Start of new school year means start of school sports teams which calls for one of the first big meetings between school Athletic Directors, coaches and parents, meeting for fundraising.
Fundraising is perhaps the biggest challenge in youth sports and it is undoubtedly the most important aspect of it. Here are a few tips to help you get do organized fund raising and ensure lack of money doesn’t stop your little stars from shining bright.
- Start with a budget. Count for extra expenses such as team outings, fun activities, contingencies, injuries etc. apart from counting for the obvious expenses like jerseys, training material, staff salaries, training aids, apparel, sports material, participation fee for several events, and other important costs including travelling and logistics.
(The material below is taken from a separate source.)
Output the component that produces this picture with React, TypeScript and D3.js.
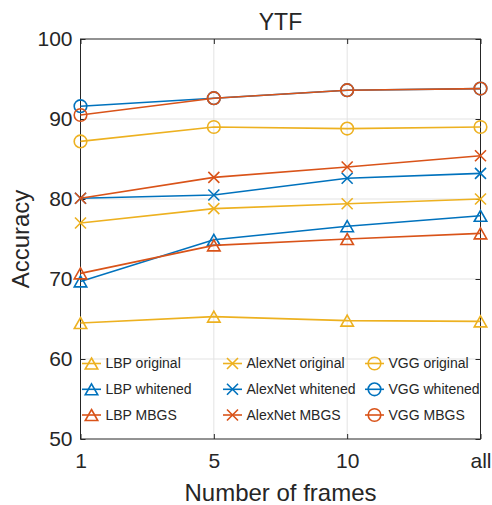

- Make a team of parents, players and school staff volunteering for fundraising. List the activities the group will undertake for fundraising. For instance, it could be a series of activities planned on different days like car-wash, lemonade stalls, fun Olympics, neighborhood games etc.
- Some parents prefer online fundraising to actually going out there. This is also a great option. You can create a Facebook page and ask parents and staff to invite over their friends. Organize fun FB, Instagram and other social media contests and you can charge a participation fee which will actually go into the sports fund. Or you could simply as friend to contribute online.
- For some schools, asking parents a sports fee works best. This way the school gets the required fund and there is no taking a chance if the fund will be raised or not. If you choose this option, it would best to sit along with parents and decide upon feasible payment options. For instance, the whole budget could be divided into quarters and then split into the number of players. Each parent would pay a quarterly fee instead of paying up all at once.
While you know it needs to be done, you might want to make it a fun learning experience for kids as well. After all there’s so much more to learning in school than just academic education.